The Minister, Firhad Hakim, went apoplectic: “Religious intolerance in the name of Ghar Wapsi is at work, sometimes in Odisha and sometimes in Bengal. This may be one of the reasons. Such heinous criminals should be shot dead but our law does not permit this. The Bengal government believes the criminals should be hanged to death.”
And yet, when the culprits were shown to be Bangladeshi Muslims, we heard not one squeak from the minister who wanted to shoot them dead. No one remarked on his intemperate remarks. One can only imagine what he would have said if the culprits happened to be even remotely connected to any Hindu groups.
Coming back to the Gurmehar Kaur case, it seems partly about extreme naivete. Young people tend to be idealistic, and often frame issues in black and white. Thus, there are those who will light candles at Wagah, and others who will go to fight for Islamic State to establish justice on earth. Others will want to kill class enemies to help the poor, while certain others will brand Hinduism as a whole as invalid due to caste injustices.
Sooner or later, naivete will come face-to-face with reality. Simpletons will learn the hard way that the world is not black and white. Dharma involves negotiating the tricky path that is mostly grey. Kaur will learn too.
Yes, it is true that war killed Kaur’s dad, but wars have causes, and there can be right causes and wrong causes. Kaur’s dad was fighting for a secular cause, while his killers were fighting for Islamism in Kashmir. Moreover, war may be the cause of her dad’s death, but wars are not natural calamities like earthquakes or floods for which one can’t blame anyone. Sure, the ordinary Pakistani is not deserving of our hate, but the Pakistani state that keeps drilling anti-India and anti-Hindu hatred into its citizens’ minds cannot be said to an innocent drawn to war. The idea of a 1,000-year war with India was the invention of the Pakistani army, and the instruments used are jihadi elements. This is hardly a war where moral questions are irrelevant. Kaur will learn that soon when she moves out of campus into the real world.
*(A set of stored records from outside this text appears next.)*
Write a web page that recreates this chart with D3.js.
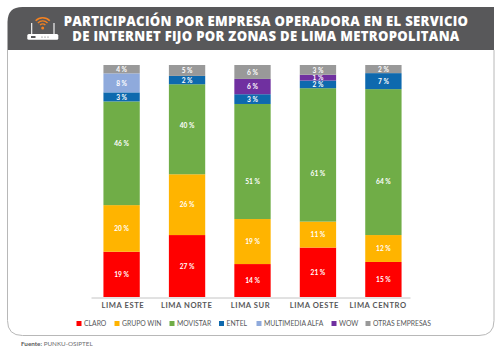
<!DOCTYPE html>
<html><head><meta charset="utf-8">
<script src="https://cdn.jsdelivr.net/npm/d3@7/dist/d3.min.js"></script>
<style>html,body{margin:0;padding:0;background:#fff}svg{display:block}text{font-family:Lato,"Open Sans",sans-serif}</style>
</head><body><svg id="c" width="500" height="353"></svg>
<script>
const titleLines=["PARTICIPACIÓN POR EMPRESA OPERADORA EN EL SERVICIO","DE INTERNET FIJO POR ZONAS DE LIMA METROPOLITANA"];
const zones=["LIMA ESTE","LIMA NORTE","LIMA SUR","LIMA OESTE","LIMA CENTRO"];
const companies=["CLARO","GRUPO WIN","MOVISTAR","ENTEL","MULTIMEDIA ALFA","WOW","OTRAS EMPRESAS"];
const colors=["#ff0000","#ffb400","#70ad47","#0e69ae","#8faadc","#7030a0","#999999"];
const claro=[19.5,26.7,14.2,21.3,15.1];
const grupoWin=[20.1,26.2,19.4,11.2,11.6];
const movistar=[44.7,38.8,49.6,57.5,62.9];
const entel=[3.9,3.6,4.2,3.3,6.9];
const alfa=[8.2,0,0,0,0];
const wow=[0,0,6.6,2.5,0];
const otras=[3.6,4.7,6.0,4.2,3.5];
const claroLabels=["19 %","27 %","14 %","21 %","15 %"];
const winLabels=["20 %","26 %","19 %","11 %","12 %"];
const movistarLabels=["46 %","40 %","51 %","61 %","64 %"];
const entelLabels=["3 %","2 %","3 %","2 %","7 %"];
const alfaLabels=["8 %","","","",""];
const wowLabels=["","","6 %","1 %",""];
const otrasLabels=["4 %","5 %","6 %","3 %","2 %"];
const source=["Fuente:"," PUNKU-OSIPTEL"];
const series=[claro,grupoWin,movistar,entel,alfa,wow,otras];
const labels=[claroLabels,winLabels,movistarLabels,entelLabels,alfaLabels,wowLabels,otrasLabels];
// hand-placed green labels in the original sit off-centre (pixels)
const movistarLabelShift=[-10,-3.5,20,19,20];

const svg=d3.select("#c");
const x=d3.scaleBand().domain(zones).range([91,414]).paddingInner(0.445).paddingOuter(0.19);
const xAxisScale=d3.scaleBand().domain(zones).range([91,410]);
const y=d3.scaleLinear().domain([0,100]).range([297,65]);
const rows=zones.map((z,i)=>{const o={zone:z};companies.forEach((c,j)=>o[c]=series[j][i]);return o;});
const stacked=d3.stack().keys(companies)(rows);

// panel
const L=7.5,R=494,T=7,B=50,P=335.5,r=15;
svg.append("path").attr("d",`M${L},${B}V${P-r}Q${L},${P} ${L+r},${P}H${R-r}Q${R},${P} ${R},${P-r}V${B}`)
  .attr("fill","#fff").attr("stroke","#b8b8b8").attr("stroke-width",1);
svg.append("path").attr("d",`M${L},${B}V${T+r}Q${L},${T} ${L+r},${T}H${R}V${B}Z`).attr("fill","#58585a");

// router icon
const icon=svg.append("g");
icon.append("rect").attr("x",27.3).attr("y",34).attr("width",31).attr("height",5.8).attr("rx",1.5).attr("fill","#fff");
icon.append("rect").attr("x",31).attr("y",36).attr("width",4.5).attr("height",2).attr("fill","#58585a");
[42,45,48].forEach(v=>icon.append("circle").attr("cx",v).attr("cy",37).attr("r",.6).attr("fill","#58585a"));
icon.append("path").attr("d","M31.7,34V23M54,34V23").attr("stroke","#fff").attr("stroke-width",1.1);
const arc=d3.arc();
[[3,4.4],[6,7.4],[9,10.6]].forEach(([a,b])=>icon.append("path")
  .attr("d",arc({innerRadius:a,outerRadius:b,startAngle:-0.8,endAngle:0.8}))
  .attr("transform","translate(42.7,27.6)").attr("fill","#f58220"));
icon.append("circle").attr("cx",42.7).attr("cy",28).attr("r",1.5).attr("fill","#f58220");

// title
svg.selectAll("text.title").data(titleLines).join("text").attr("class","title")
  .attr("x",266).attr("y",(d,i)=>25.5+i*15.7).attr("text-anchor","middle")
  .attr("fill","#fff").attr("font-size",13.1).attr("font-weight",800).attr("letter-spacing",.3)
  .style("font-family","'Open Sans'").text(d=>d);

// bars
const g=svg.append("g");
stacked.forEach((s,j)=>{
  g.append("g").selectAll("rect").data(s).join("rect")
   .attr("x",d=>x(d.data.zone)).attr("width",x.bandwidth())
   .attr("y",d=>y(d[1])).attr("height",d=>y(d[0])-y(d[1]))
   .attr("fill",colors[j]);
  g.append("g").selectAll("text").data(s).join("text")
   .attr("x",d=>x(d.data.zone)+x.bandwidth()/2)
   .attr("y",(d,i)=>(y(d[0])+y(d[1]))/2+(j===2?movistarLabelShift[i]:0.5))
   .attr("dy","0.35em").attr("text-anchor","middle").attr("fill","#fff")
   .attr("font-size",6.6).attr("font-weight",700)
   .text((d,i)=>labels[j][i]);
});

// axis
const ax=svg.append("g").attr("transform","translate(0,297.5)").call(d3.axisBottom(xAxisScale).tickSize(0).tickPadding(5.5));
ax.select(".domain").attr("stroke","#c4c4c4");
ax.selectAll("text").attr("font-size",7.6).attr("font-weight",700).attr("fill","#58585a").attr("letter-spacing",.55).style("font-family","Lato");

// legend
const legendX=[76.5,114.5,169.5,219,256.5,331.5,365.5];
const lg=svg.append("g").selectAll("g").data(companies).join("g").attr("transform",(d,i)=>`translate(${legendX[i]},0)`);
lg.append("rect").attr("y",321).attr("width",5).attr("height",5).attr("fill",(d,i)=>colors[i]);
lg.append("text").attr("x",7.5).attr("y",326).attr("font-size",6.8).attr("fill","#58585a").text(d=>d);

// source
const st=svg.append("text").attr("x",21).attr("y",345.5).attr("font-size",6.3).attr("fill","#6d6e71");
st.append("tspan").attr("font-weight",700).attr("fill","#58585a").text(source[0]);
st.append("tspan").text(source[1]);
</script></body></html>
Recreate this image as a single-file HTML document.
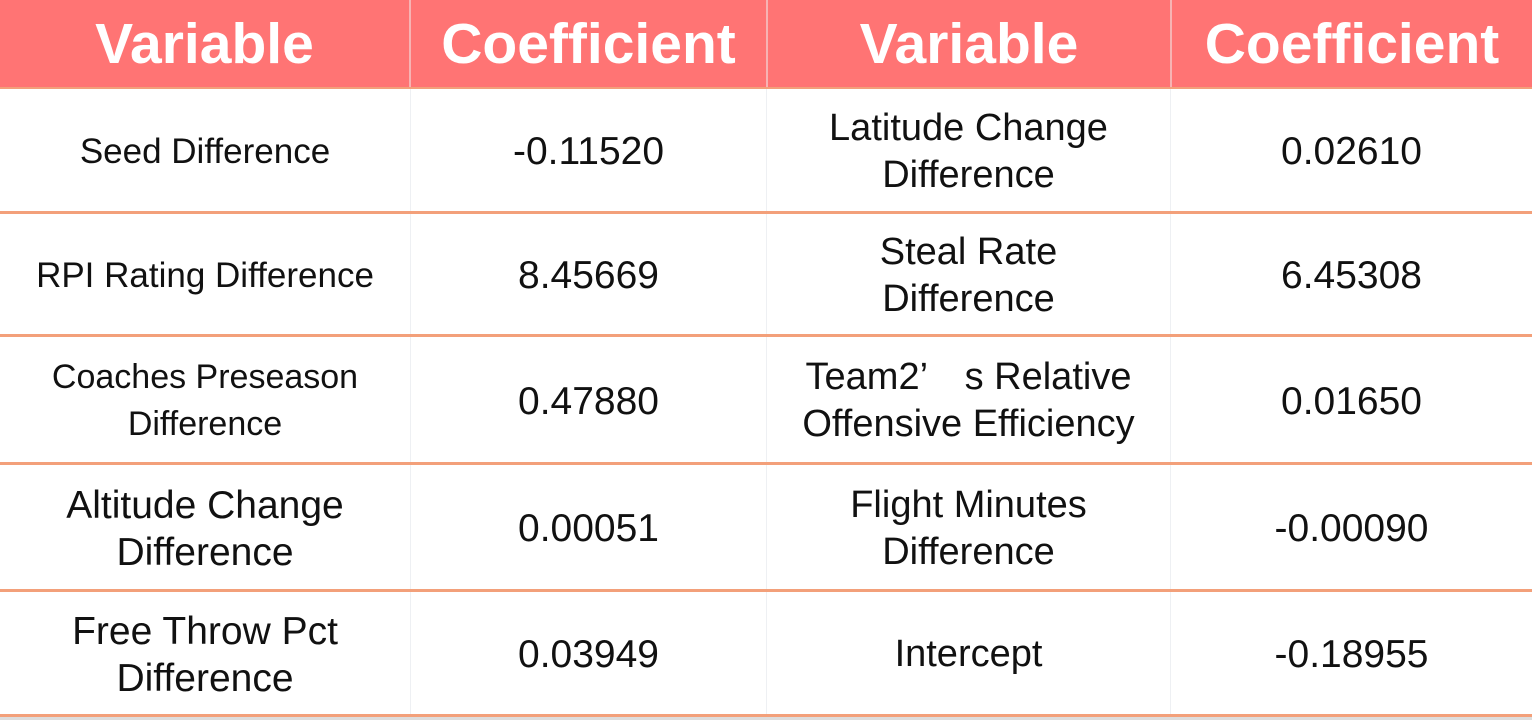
<!DOCTYPE html>
<html><head><meta charset="utf-8"><style>
body{margin:0;width:1532px;height:720px;background:#fff;overflow:hidden;font-family:"Liberation Sans","Noto Sans CJK SC",sans-serif;position:relative}
.h{position:absolute;top:0;height:88px;background:#ff7474;color:#fff;font-weight:bold;font-size:57px;display:flex;align-items:center;justify-content:center}
.c{position:absolute;display:flex;align-items:center;justify-content:center;text-align:center;color:#111;font-size:33px;line-height:47px;padding-top:3px;box-sizing:border-box}
.hl{position:absolute;left:0;width:1532px;height:3px;background:#f3a07a}
.vl{position:absolute;top:88px;height:627px;width:1px;background:#eef0f3}
.hv{position:absolute;top:0;height:88px;width:2px;background:#f7b3b3}
</style></head><body>
<div class="h" style="left:0;width:409px">Variable</div>
<div class="h" style="left:411px;width:355px">Coefficient</div>
<div class="h" style="left:768px;width:402px">Variable</div>
<div class="h" style="left:1172px;width:360px">Coefficient</div>
<div class="hv" style="left:409px"></div><div class="hv" style="left:766px"></div><div class="hv" style="left:1170px"></div>
<div class="vl" style="left:410px"></div><div class="vl" style="left:766px"></div><div class="vl" style="left:1170px"></div>
<div class="hl" style="top:87px;height:2px"></div>
<div class="hl" style="top:211px"></div>
<div class="hl" style="top:334px"></div>
<div class="hl" style="top:462px"></div>
<div class="hl" style="top:589px"></div>
<div class="hl" style="top:714px"></div>
<div style="position:absolute;left:0;top:717px;width:1532px;height:3px;background:#ddd"></div>
<div id="t"></div>
<script>
const rowsTop=[89,214,337,465,592];
const rowsBot=[211,334,462,589,714];
const left=[["Seed Difference",35],["RPI Rating Difference",35],["Coaches Preseason<br>Difference",34],["Altitude Change<br>Difference",39],["Free Throw Pct<br>Difference",39]];
const leftVal=["-0.11520","8.45669","0.47880","0.00051","0.03949"];
const right=["Latitude Change<br>Difference","Steal Rate<br>Difference","Team2’　s Relative<br>Offensive Efficiency","Flight Minutes<br>Difference","Intercept"];
const rightVal=["0.02610","6.45308","0.01650","-0.00090","-0.18955"];
const cols=[[0,410],[411,355],[767,403],[1171,361]];
const t=document.getElementById('t');
function cell(i,k,html,fs,name){
  const d=document.createElement('div');d.className='c';
  d.style.left=cols[k][0]+'px';d.style.width=cols[k][1]+'px';
  d.style.top=rowsTop[i]+'px';d.style.height=(rowsBot[i]-rowsTop[i])+'px';
  if(fs)d.style.fontSize=fs+'px';
  d.innerHTML=html;
  
  
  t.appendChild(d);
}
for(let i=0;i<5;i++){
  cell(i,0,left[i][0],left[i][1],'variable-cell');
  cell(i,1,leftVal[i],39,'coefficient-cell');
  cell(i,2,right[i],38,'variable-cell');
  cell(i,3,rightVal[i],39,'coefficient-cell');
}
</script>
</body></html>
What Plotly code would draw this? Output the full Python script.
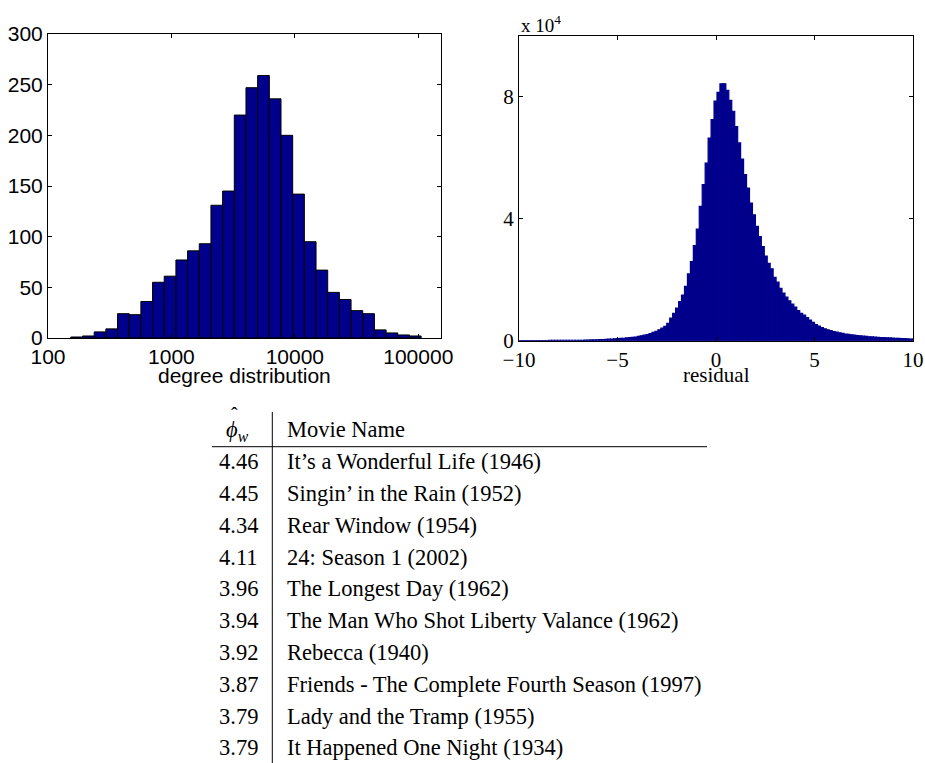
import plotly.graph_objects as go

# ---------------- data ----------------
# Left: histogram of log10(degree), 30 equal-width bins in log10 space
deg_bin_start_log10 = 2.185
deg_bin_width_log10 = 0.0946
deg_counts = [1, 2, 6, 9, 24, 23, 36, 55, 61, 77, 86, 93, 131, 145, 220,
              247, 259, 236, 200, 142, 95, 67, 45, 38, 27, 24, 8, 5, 3, 2]
deg_tick_vals = [2, 3, 4, 5]
deg_tick_text = ["100", "1000", "10000", "100000"]

# Right: histogram of residuals, bins of width 0.15 starting at -10 (counts in units of 1e4)
res_bin_start = -10.0
res_bin_width = 0.15
res_counts_1e4 = [
    0.005, 0.005, 0.005, 0.005, 0.005, 0.005, 0.005, 0.005, 0.005, 0.005,
    0.01, 0.01, 0.01, 0.01, 0.01, 0.01, 0.01, 0.01, 0.01, 0.01,
    0.015, 0.015, 0.02, 0.02, 0.025, 0.025, 0.03, 0.035, 0.04, 0.045,
    0.05, 0.055, 0.06, 0.07, 0.075, 0.08, 0.09, 0.10, 0.11, 0.12,
    0.14, 0.16, 0.18, 0.20, 0.23, 0.27, 0.31, 0.36, 0.41, 0.47,
    0.57, 0.74, 0.90, 1.07, 1.28, 1.50, 1.78, 2.19, 2.60, 3.12,
    3.66, 4.41, 5.12, 5.83, 6.65, 7.26, 7.86, 8.15, 8.43, 8.43,
    8.22, 7.89, 7.53, 7.03, 6.49, 5.96, 5.45, 5.01, 4.52, 4.13,
    3.75, 3.42, 3.09, 2.78, 2.54, 2.36, 2.08, 1.92, 1.72, 1.56,
    1.43, 1.31, 1.20, 1.10, 0.99, 0.90, 0.84, 0.76, 0.68, 0.60,
    0.53, 0.48, 0.43, 0.39, 0.36, 0.33, 0.30, 0.28, 0.26, 0.24,
    0.22, 0.21, 0.19, 0.18, 0.17, 0.16, 0.15, 0.14, 0.13, 0.125,
    0.12, 0.11, 0.105, 0.10, 0.095, 0.09, 0.085, 0.08, 0.075, 0.07,
    0.065, 0.06, 0.055, 0.05,
]
res_tick_vals = [-10, -5, 0, 5, 10]
res_tick_text = ["\u221210", "\u22125", "0", "5", "10"]
res_ytick_vals = [0, 40000, 80000]
res_ytick_text = ["0", "4", "8"]

# Table
phi_values = ["4.46", "4.45", "4.34", "4.11", "3.96", "3.94", "3.92", "3.87", "3.79", "3.79"]
movie_names = [
    "It\u2019s a Wonderful Life (1946)",
    "Singin\u2019 in the Rain (1952)",
    "Rear Window (1954)",
    "24: Season 1 (2002)",
    "The Longest Day (1962)",
    "The Man Who Shot Liberty Valance (1962)",
    "Rebecca (1940)",
    "Friends - The Complete Fourth Season (1997)",
    "Lady and the Tramp (1955)",
    "It Happened One Night (1934)",
]

# ---------------- figure ----------------
W, H = 925, 763
NAVY = "#00008C"
SANS = "Liberation Sans, Arial, sans-serif"
SERIF = "Liberation Serif, Times New Roman, serif"


def px(x):
    return x / W


def py(y):
    return 1 - y / H


deg_centers = [deg_bin_start_log10 + deg_bin_width_log10 * (i + 0.5) for i in range(len(deg_counts))]
res_centers = [res_bin_start + res_bin_width * (i + 0.5) for i in range(len(res_counts_1e4))]
res_counts = [v * 1e4 for v in res_counts_1e4]

fig = go.Figure()
fig.add_trace(go.Bar(
    x=deg_centers, y=deg_counts, width=deg_bin_width_log10,
    marker=dict(color=NAVY, line=dict(color="black", width=1)),
    xaxis="x", yaxis="y", showlegend=False,
))
fig.add_trace(go.Bar(
    x=res_centers, y=res_counts, width=res_bin_width,
    marker=dict(color=NAVY, line=dict(color=NAVY, width=1.2)),
    xaxis="x2", yaxis="y2", showlegend=False,
))

axis_common = dict(showline=True, linecolor="black", linewidth=1, mirror="ticks",
                   ticks="inside", ticklen=4, tickcolor="black", tickwidth=1,
                   showgrid=False, zeroline=False, automargin=False)

fig.update_layout(
    width=W, height=H,
    margin=dict(l=0, r=0, t=0, b=0, autoexpand=False),
    paper_bgcolor="white", plot_bgcolor="white",
    bargap=0,
    xaxis=dict(domain=[px(48), px(440.5)], range=[2, 5.18], anchor="y",
               tickvals=deg_tick_vals, ticktext=deg_tick_text,
               tickfont=dict(family=SANS, size=21, color="black"), **axis_common),
    yaxis=dict(domain=[py(338), py(34)], range=[0, 300], anchor="x",
               tickvals=[0, 50, 100, 150, 200, 250, 300],
               tickfont=dict(family=SANS, size=21, color="black"), **axis_common),
    xaxis2=dict(domain=[px(519), px(913)], range=[-10, 10], anchor="y2",
                tickvals=res_tick_vals, ticktext=res_tick_text,
                tickfont=dict(family=SERIF, size=21, color="black"), **axis_common),
    yaxis2=dict(domain=[py(340.7), py(36)], range=[0, 100000], anchor="x2",
                tickvals=res_ytick_vals, ticktext=res_ytick_text,
                tickfont=dict(family=SERIF, size=21, color="black"), **axis_common),
)

TF = dict(family=SERIF, size=22.5, color="black")
annotations = [
    dict(text="degree distribution", x=px(244.5), y=py(375), xanchor="center", yanchor="middle",
         font=dict(family=SANS, size=21, color="black")),
    dict(text="residual", x=px(716), y=py(375), xanchor="center", yanchor="middle",
         font=dict(family=SERIF, size=21, color="black")),
    dict(text="x 10<sup>4</sup>", x=px(519), y=py(24), xanchor="left", yanchor="middle",
         font=dict(family=SERIF, size=19, color="black")),
    dict(text="<i>\u03d5</i><sub><i>w</i></sub>", x=px(224), y=py(431), xanchor="left", yanchor="middle",
         font=TF),
    dict(text="\u02c6", x=px(234), y=py(415), xanchor="center", yanchor="middle",
         font=dict(family=SERIF, size=20, color="black")),
    dict(text="Movie Name", x=px(285), y=py(429), xanchor="left", yanchor="middle", font=TF),
]
row0_y, row_dy = 461.7, 31.8
for i, (v, name) in enumerate(zip(phi_values, movie_names)):
    yy = py(row0_y + row_dy * i)
    annotations.append(dict(text=v, x=px(260), y=yy, xanchor="right", yanchor="middle", font=TF))
    annotations.append(dict(text=name, x=px(285), y=yy, xanchor="left", yanchor="middle", font=TF))
for a in annotations:
    a.update(xref="paper", yref="paper", showarrow=False)
fig.update_layout(annotations=annotations)

fig.update_layout(shapes=[
    dict(type="line", xref="paper", yref="paper", x0=px(272.3), x1=px(272.3), y0=py(412), y1=py(763),
         line=dict(color="black", width=1)),
    dict(type="line", xref="paper", yref="paper", x0=px(212), x1=px(707), y0=py(446.7), y1=py(446.7),
         line=dict(color="black", width=1)),
])

fig.write_html(
    "out.html",
    config={"displayModeBar": False, "staticPlot": True},
    post_script="document.body.style.margin='0px';document.body.style.overflow='hidden';",
)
Another example of Kaur’s naivete relates to her decision to isolate Akhil Bharatiya Vidyarthi Parishad (ABVP) as the sole villain. While no one needs to carry a brief for ABVP if it roughed up people in Ramjas College, but surely Kaur cannot be unaware that the All India Students' Association and All India Students Federation unions are hardly paragons of peace on campus. It was certainly wrong on Rijiju’s part to ask who is polluting her mind, but her claim on TV that she was not being used is hardly credible. She may have made her statements on her own, but surely she can see who are milking it for their political ends?
However, the real lesson to learn for the Right from this development is to know which battles to fight and which ones to ignore. Taking on a naïve and possibly idealistic young woman is not going to get you any brownie points even if she is 100 per cent wrong. Ignoring it would have been the best option. By joining the fight, the Right has given SLOBs a chance to paint them in worse colours than the situation warrants.